Butcher's Crossing (1960). A tale of buffalo hunters in Kansas and Colorado in the 1870's. A tale of what turned out to be the pointless slaughter of thousands of buffaloes - which all seemed rather awful until I remembered how many animals we kill every day for meat now, albeit with the killing hidden away in rural factories. Also a coming-of-age story of the boy from Massachusetts who wanted to see the wild west.

Stoner (1965). A tale of a low-born university teacher in Missouri. A teacher who stopped in the one place from before the first world war until after the second. A decent teacher of English literature stuck in a bad marriage and with a department head who loathed him. A English teacher who seemed to know a lot about Latin, which may be a link to the next novel. Or was it more a displaced boast of the author to make up for the fancy education which did not get himself? One also wonders what his family and colleagues made of this one; it would be understandable if his wife was not too thrilled.

Augustus (1972). An epistolary novel about the Emperor Augustus.

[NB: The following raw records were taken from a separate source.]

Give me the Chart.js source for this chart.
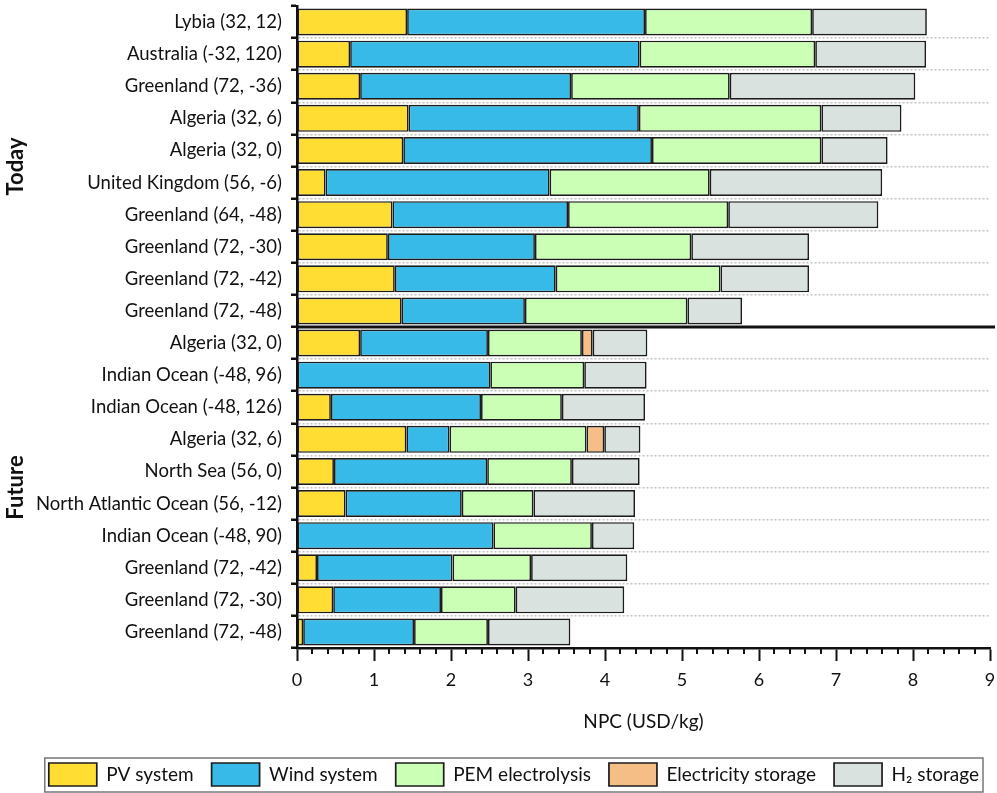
<!DOCTYPE html>
<html>
<head>
<meta charset="utf-8">
<script src="https://cdn.jsdelivr.net/npm/chart.js@4.4.1/dist/chart.umd.min.js"></script>
<style>
  html, body { margin: 0; padding: 0; background: #fff; }
  canvas { display: block; }
</style>
</head>
<body>
<canvas id="npcChart" width="997" height="793"></canvas>
<script>
// categories, top to bottom (first 10 = Today, last 10 = Future)
const categories = [
  "Lybia (32, 12)", "Australia (-32, 120)", "Greenland (72, -36)", "Algeria (32, 6)",
  "Algeria (32, 0)", "United Kingdom (56, -6)", "Greenland (64, -48)", "Greenland (72, -30)",
  "Greenland (72, -42)", "Greenland (72, -48)",
  "Algeria (32, 0)", "Indian Ocean (-48, 96)", "Indian Ocean (-48, 126)", "Algeria (32, 6)",
  "North Sea (56, 0)", "North Atlantic Ocean (56, -12)", "Indian Ocean (-48, 90)",
  "Greenland (72, -42)", "Greenland (72, -30)", "Greenland (72, -48)"
];
const groups = [
  { label: "Today", from: 0, to: 9 },
  { label: "Future", from: 10, to: 19 }
];

// cost components, USD/kg
const pvSystem =           [1.43, 0.69, 0.82, 1.45, 1.38, 0.37, 1.24, 1.18, 1.27, 1.36,  0.82, 0,    0.44, 1.42, 0.48, 0.63, 0,    0.26, 0.47, 0.08];
const windSystem =         [3.09, 3.76, 2.74, 2.99, 3.23, 2.91, 2.28, 1.91, 2.09, 1.60,  1.66, 2.51, 1.95, 0.56, 1.99, 1.51, 2.55, 1.76, 1.40, 1.44];
const pemElectrolysis =    [2.17, 2.28, 2.06, 2.37, 2.20, 2.08, 2.08, 2.03, 2.14, 2.11,  1.22, 1.22, 1.05, 1.78, 1.10, 0.93, 1.28, 1.02, 0.97, 0.96];
const electricityStorage = [0,    0,    0,    0,    0,    0,    0,    0,    0,    0,     0.14, 0,    0,    0.23, 0,    0,    0,    0,    0,    0];
const h2Storage =          [1.49, 1.44, 2.41, 1.04, 0.86, 2.24, 1.95, 1.53, 1.15, 0.71,  0.71, 0.81, 1.08, 0.47, 0.88, 1.32, 0.55, 1.25, 1.41, 1.07];

const xTicks = [0, 1, 2, 3, 4, 5, 6, 7, 8, 9];
const minorStep = 0.2;

const FONT = "Lato, 'Open Sans', sans-serif";
const TEXT = "#111";

function bar(label, data, color) {
  return {
    label: label,
    data: data,
    backgroundColor: color,
    borderColor: "#1c1c1c",
    borderWidth: 1.7,
    borderSkipped: false,
    barPercentage: 0.84,
    categoryPercentage: 1
  };
}

// minor x ticks, group titles, today/future separator, legend frame
const extras = {
  id: "extras",
  afterDraw(chart) {
    const { ctx, scales: { x, y }, chartArea } = chart;
    ctx.save();

    ctx.strokeStyle = "#111";
    ctx.lineWidth = 2;
    ctx.beginPath();
    for (let i = 0; i < (xTicks.length - 1) / minorStep; i++) {
      const v = i * minorStep;
      if (Math.abs(v - Math.round(v)) < 1e-6) continue;
      const px = Math.round(x.getPixelForValue(v));
      ctx.moveTo(px, x.top);
      ctx.lineTo(px, x.top + 6);
    }
    ctx.stroke();

    // separator between Today and Future
    const sep = (y.getPixelForValue(9) + y.getPixelForValue(10)) / 2;
    ctx.lineWidth = 3;
    ctx.beginPath();
    ctx.moveTo(chartArea.left, sep);
    ctx.lineTo(chart.width - 2, sep);
    ctx.stroke();

    ctx.fillStyle = TEXT;
    ctx.font = "bold 22px " + FONT;
    ctx.textAlign = "center";
    ctx.textBaseline = "middle";
    groups.forEach(g => {
      const cy = (y.getPixelForValue(g.from) + y.getPixelForValue(g.to)) / 2;
      ctx.save();
      ctx.translate(16, cy);
      ctx.rotate(-Math.PI / 2);
      ctx.fillText(g.label, 0, 0);
      ctx.restore();
    });

    // frame round the legend
    const hb = chart.legend.legendHitBoxes;
    if (hb && hb.length) {
      const first = hb[0], last = hb[hb.length - 1];
      const left = first.left - 4;
      const right = last.left + last.width + 4;
      ctx.strokeStyle = "#777";
      ctx.lineWidth = 1.5;
      ctx.strokeRect(left, first.top - 5, right - left, first.height + 11);
    }
    ctx.restore();
  }
};

new Chart(document.getElementById("npcChart"), {
  type: "bar",
  data: {
    labels: categories,
    datasets: [
      bar("PV system", pvSystem, "#FFDD33"),
      bar("Wind system", windSystem, "#37BAE8"),
      bar("PEM electrolysis", pemElectrolysis, "#CCFFB6"),
      bar("Electricity storage", electricityStorage, "#F4BE86"),
      bar("H\u2082 storage", h2Storage, "#D9E2DF")
    ]
  },
  options: {
    indexAxis: "y",
    responsive: false,
    animation: false,
    layout: { padding: { top: 6, right: 0, bottom: -3, left: 0 } },
    plugins: {
      tooltip: { enabled: false },
      legend: {
        position: "bottom",
        align: "end",
        labels: {
          boxWidth: 48,
          boxHeight: 23,
          padding: 18,
          color: TEXT,
          font: { family: FONT, size: 19 }
        }
      }
    },
    scales: {
      x: {
        stacked: true,
        min: 0,
        max: 9,
        afterFit(scale) { scale.height = 97; scale.paddingRight = 7; },
        ticks: {
          stepSize: 1,
          color: TEXT,
          padding: 8,
          font: { family: FONT, size: 18 }
        },
        grid: {
          drawOnChartArea: false,
          tickLength: 13,
          tickWidth: 2,
          tickColor: "#111"
        },
        border: { color: "#111", width: 2.5 },
        title: {
          display: true,
          text: "NPC (USD/kg)",
          color: TEXT,
          padding: { top: 4, bottom: 12 },
          font: { family: FONT, size: 19 }
        }
      },
      y: {
        stacked: true,
        afterFit(scale) {
          scale.width = 297;
          scale.paddingTop = 0;
          scale.paddingBottom = 0;
        },
        ticks: {
          color: TEXT,
          padding: 9,
          font: { family: FONT, size: 18.5 }
        },
        grid: {
          offset: true,
          color: ctx => (ctx.index === 0 || ctx.index === 10) ? "rgba(0,0,0,0)" : "#c4c4c4",
          lineWidth: 1.5,
          tickLength: 6,
          tickWidth: 2.5,
          tickColor: "#111"
        },
        border: { color: "#111", width: 2.5, dash: [2, 2] }
      }
    }
  },
  plugins: [extras]
});
</script>
</body>
</html>
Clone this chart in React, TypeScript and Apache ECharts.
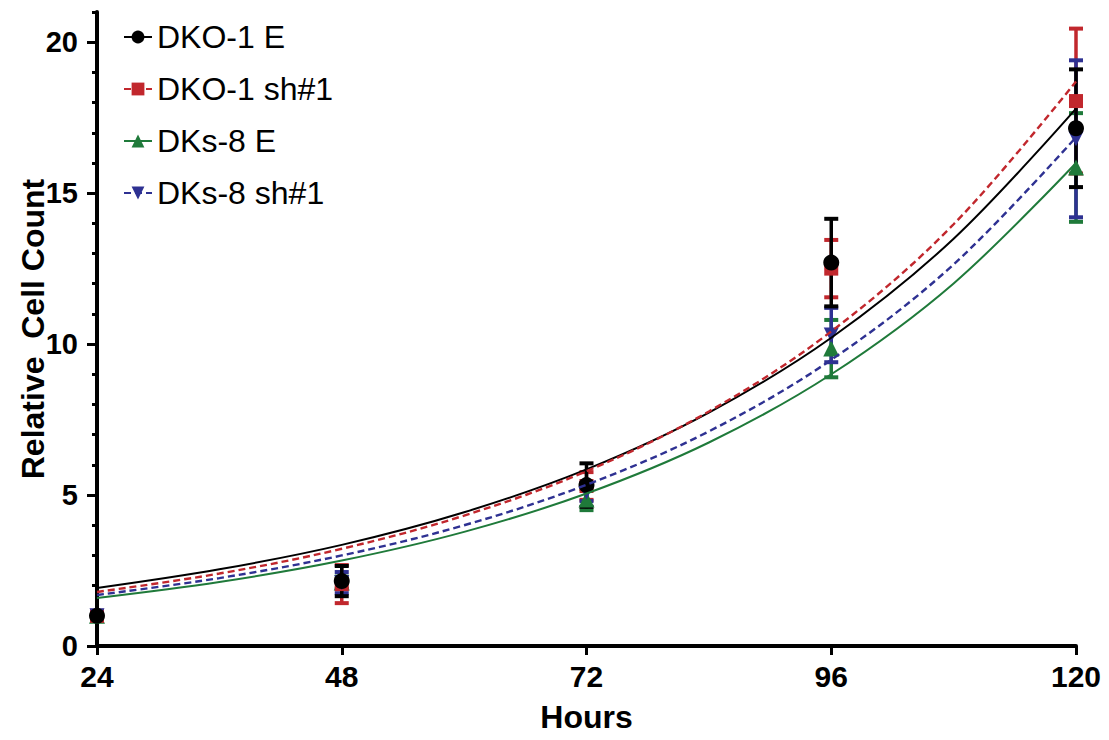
import React, { useEffect, useRef } from "react";
import * as echarts from "echarts";

// Measured time points (hours)
const hours = [24, 48, 72, 96, 120];

// Series names
const names = ["DKO-1 E", "DKO-1 sh#1", "DKs-8 E", "DKs-8 sh#1"];

// Mean relative cell count and error (±) per series
const dko1EMean = [1, 2.15, 5.33, 12.7, 17.15];
const dko1EErr = [0, 0.5, 0.72, 1.45, 1.95];
const dko1ShMean = [1, 2.05, 5.3, 12.5, 18.05];
const dko1ShErr = [0.05, 0.63, 0.46, 0.95, 2.4];
const dks8EMean = [1, 2.1, 4.85, 9.85, 15.85];
const dks8EErr = [0, 0.2, 0.35, 0.95, 1.8];
const dks8ShMean = [1, 2.1, 5.1, 10.3, 16.8];
const dks8ShErr = [0, 0.35, 0.3, 0.9, 2.6];

// Fitted growth curves
const fitHours = [24, 36, 48, 60, 72, 84, 96, 108, 120];
const dko1EFit = [1.92, 2.54, 3.35, 4.43, 5.85, 7.73, 10.21, 13.49, 17.8];
const dko1ShFit = [1.79, 2.4, 3.22, 4.32, 5.79, 7.77, 10.42, 13.97, 18.7];
const dks8EFit = [1.59, 2.12, 2.83, 3.78, 5.05, 6.74, 9.0, 12.01, 16.0];
const dks8ShFit = [1.69, 2.25, 3.0, 4.0, 5.34, 7.11, 9.48, 12.64, 16.85];

// Axis ticks
const yMajorTicks = [0, 5, 10, 15, 20];
const xTicks = [24, 48, 72, 96, 120];

const BLACK = "#000000";
const RED = "#c1272d";
const GREEN = "#1f7a3a";
const BLUE = "#2e3192";
const FONT = "'Liberation Sans', Arial, Helvetica, sans-serif";
const DOWN_TRI = "path://M0,0 L10,0 L5,9 Z";

function pairs(xs: number[], ys: number[]) {
  return xs.map((x, i) => [x, ys[i]]);
}
function errData(mean: number[], err: number[]) {
  return hours.map((h, i) => [h, mean[i] - err[i], mean[i] + err[i]]);
}

function errSeries(name: string, mean: number[], err: number[], color: string) {
  return {
    type: "custom",
    name,
    clip: false,
    data: errData(mean, err),
    renderItem: (params: any, api: any) => {
      const x = api.value(0);
      const lo = api.value(1);
      const hi = api.value(2);
      const t = api.coord([x, hi]);
      const b = api.coord([x, lo]);
      const hw = 7;
      if (Math.abs(t[1] - b[1]) < 1) return { type: "group", children: [] };
      return {
        type: "group",
        children: [
          { type: "line", shape: { x1: t[0], y1: t[1], x2: b[0], y2: b[1] }, style: { stroke: color, lineWidth: 3.5 } },
          { type: "line", shape: { x1: t[0] - hw, y1: t[1], x2: t[0] + hw, y2: t[1] }, style: { stroke: color, lineWidth: 4 } },
          { type: "line", shape: { x1: b[0] - hw, y1: b[1], x2: b[0] + hw, y2: b[1] }, style: { stroke: color, lineWidth: 4 } },
        ],
      };
    },
  };
}

function scatterSeries(name: string, mean: number[], color: string, symbol: string, size: number) {
  return {
    type: "scatter",
    name,
    data: pairs(hours, mean),
    symbol,
    symbolSize: size,
    itemStyle: { color, opacity: 1 },
  };
}

function fitSeries(name: string, fit: number[], color: string, dashed: boolean, symbol: string) {
  return {
    type: "line",
    name,
    data: pairs(fitHours, fit),
    smooth: 0.35,
    showSymbol: false,
    symbol,
    symbolSize: 13,
    itemStyle: { color },
    lineStyle: { color, width: dashed ? 2.4 : 2, type: dashed ? [7, 4] : "solid" },
  };
}

export default function App() {
  const ref = useRef<HTMLDivElement>(null);
  useEffect(() => {
    if (!ref.current) return;
    const chart = echarts.init(ref.current, undefined, { renderer: "svg" });
    const option: any = {
      animation: false,
      backgroundColor: "#ffffff",
      grid: { left: 97, right: 33, top: 12, bottom: 94, containLabel: false, outerBoundsMode: "none" },
      legend: {
        orient: "vertical",
        left: 118,
        top: 16,
        itemWidth: 28,
        itemHeight: 16,
        itemGap: 20,
        data: names,
        textStyle: { fontFamily: FONT, fontSize: 32, color: "#000" },
      },
      xAxis: {
        type: "value",
        min: 24,
        max: 120,
        interval: 24,
        name: "Hours",
        nameLocation: "middle",
        nameGap: 55,
        nameMoveOverlap: false,
        nameTextStyle: { fontFamily: FONT, fontSize: 32, fontWeight: "bold", color: "#000" },
        axisLine: { show: true, lineStyle: { color: "#000", width: 4 } },
        axisTick: { show: true, length: 9, lineStyle: { color: "#000", width: 3 }, customValues: xTicks },
        axisLabel: { fontFamily: FONT, fontSize: 30, fontWeight: "bold", color: "#000", margin: 15, customValues: xTicks },
        splitLine: { show: false },
      },
      yAxis: [
        {
          type: "value",
          min: 0,
          max: 21,
          interval: 5,
          position: "left",
          name: "Relative  Cell Count",
          nameLocation: "middle",
          nameGap: 48,
          nameMoveOverlap: false,
          nameTextStyle: { fontFamily: FONT, fontSize: 32, fontWeight: "bold", color: "#000" },
          axisLine: { show: true, lineStyle: { color: "#000", width: 4 } },
          axisTick: { show: true, length: 10, lineStyle: { color: "#000", width: 3 }, customValues: yMajorTicks },
          axisLabel: { fontFamily: FONT, fontSize: 29, fontWeight: "bold", color: "#000", margin: 19, customValues: yMajorTicks },
          splitLine: { show: false },
        },
        {
          type: "value",
          min: 0,
          max: 21,
          interval: 1,
          position: "left",
          offset: 0,
          axisLine: { show: false },
          axisTick: { show: true, length: 5, lineStyle: { color: "#000", width: 3 } },
          axisLabel: { show: false },
          splitLine: { show: false },
        },
      ],
      series: [
        fitSeries(names[0], dko1EFit, BLACK, false, "circle"),
        fitSeries(names[1], dko1ShFit, RED, true, "rect"),
        fitSeries(names[2], dks8EFit, GREEN, false, "triangle"),
        fitSeries(names[3], dks8ShFit, BLUE, true, DOWN_TRI),
        errSeries(names[2], dks8EMean, dks8EErr, GREEN),
        scatterSeries(names[2], dks8EMean, GREEN, "triangle", 16),
        errSeries(names[1], dko1ShMean, dko1ShErr, RED),
        scatterSeries(names[1], dko1ShMean, RED, "rect", 14),
        errSeries(names[3], dks8ShMean, dks8ShErr, BLUE),
        scatterSeries(names[3], dks8ShMean, BLUE, DOWN_TRI, 15),
        errSeries(names[0], dko1EMean, dko1EErr, BLACK),
        scatterSeries(names[0], dko1EMean, BLACK, "circle", 16),
      ],
    };
    chart.setOption(option);
    return () => chart.dispose();
  }, []);
  return <div ref={ref} style={{ position: "fixed", left: 0, top: 0, width: 1109, height: 740 }} />;
}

For me, most of the interest lay in the settings rather than the people, but I was irritated by a sense of sloppy detailing. Important bits of both of the first two novels did not ring true, in the first case failures of fact, the second failures of behaviour. Failures of fact, like the difficulty of feeding oxen and horses through the winter in snow covered high pasture without stores of hay or grain. Failure of behaviour, like the childish behaviour of a highly educated and popular department head. Writers of costume dramas are supposed to get the details of the costume right and writers about their own milieux, in this case a mid-western university, are supposed to get that right too. Oddly, I did not get this sense in the last of the three. Perhaps it is all so long ago that one does not have a strong sense of what should be to be affronted - but I am now reading it again to see. Certainly all the funny names are much easier to follow second time around.